La presenza di plastica nella catena alimentare dei sapiens confermata dalla più esplicita delle prove.
Proteine, carboidrati, grassi e microplastiche.
Le microplastiche sono ormai onnipresenti nell'acqua in bottiglia e del rubinetto, nell'intestino dei più piccoli animali marini e delle creature che se ne nutrono. Che finiscano nella catena alimentare umana è quindi del tutto ragionevole, ma trovarne le evidenze dirette fa comunque una certa impressione.
La presenza di microplastiche è stata accertata in campioni di escrementi umani provenienti da diversi Paesi del mondo: secondo gli autori di uno studio preliminare di recente presentato allo United European Gastroenterology, il più grande convegno di gastroenterologia in Europa, si tratterebbe della prima conferma di quanto temuto da tempo, cioè che le tracce di plastica possano accumularsi nell'organismo umano attraverso il cibo e l'acqua ingeriti.
ACCUMULO NOCIVO. Per microplastiche si intendono frammenti di larghezza inferiore ai 5 millimetri ottenuti dalla degradazione della plastica abbandonata nell'ambiente, ma anche di quella delle bottiglie d'acqua ancora piene e del packaging alimentare.
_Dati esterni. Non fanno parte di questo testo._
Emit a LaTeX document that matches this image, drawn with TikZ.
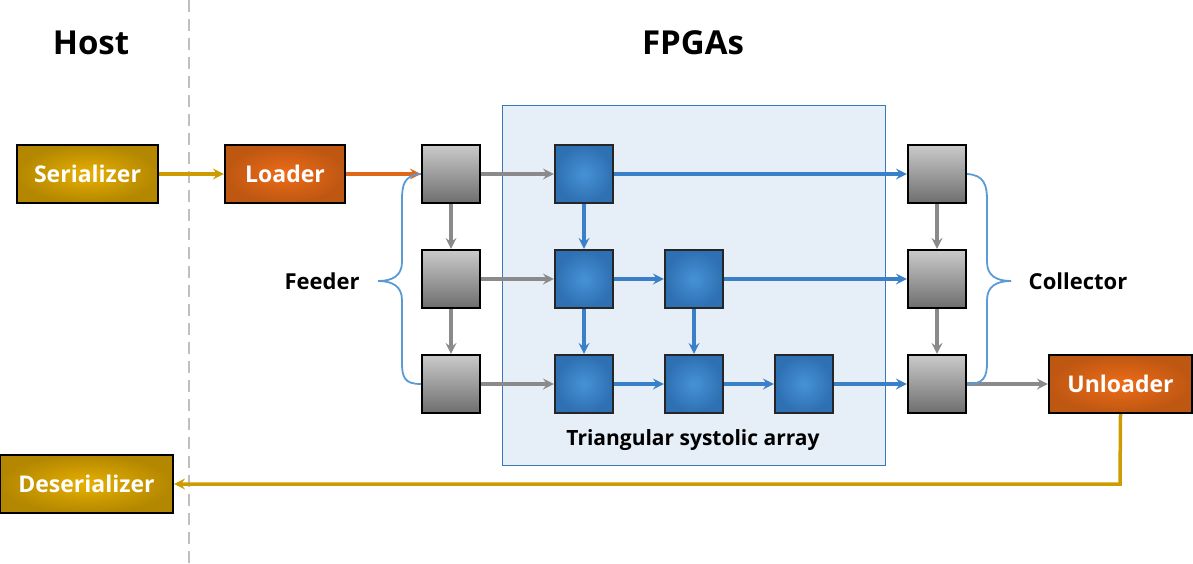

A contatto con l'apparato gastrointestinale, queste particelle potrebbero determinare una risposta immunitaria anomala, o facilitare la trasmissione di sostanze tossiche o patogeni.
UNA QUESTIONE GLOBALE. I ricercatori della Medical University di Vienna della Environment Agency Austria hanno monitorato dieta e abitudini di un ristretto gruppo di 8 partecipanti di diversi Paesi: Italia, Finlandia, Giappone, Olanda, Polonia, Russia, Austria e Regno Unito. Nella settimana precedente la raccolta dei campioni, i partecipanti hanno tenuto un diario alimentare: nessuno era vegetariano, tutti hanno consumato del pesce e tutti sono venuti a contatto con plastica usata per contenere o confezionare i cibi.
I RISULTATI. Tutti i campioni di feci sono risultati positivi alla presenza di fino a nove tipi diversi di microplastiche, di dimensioni comprese tra i 50 e i 500 micrometri: i due tipi di residui più comuni sono stati quelli di polipropilene (PP, utilizzato nei tappi delle bottiglie di plastica o nelle capsule del caffè) nonché di polietilene tereftalato (PET, onnipresente o quasi nei contenitori per bevande). In media sono stati trovati 20 frammenti ogni 10 grammi di escrementi.
Si tratta per ora di uno studio pilota, ma la presenza di questi residui incoraggerà forse analisi su una popolazione più ampia. Le microplastiche più fini potrebbero arrivare ad entrare nel circolo sanguigno e in quello linfatico, fino a raggiungere il fegato o altri organi vitali.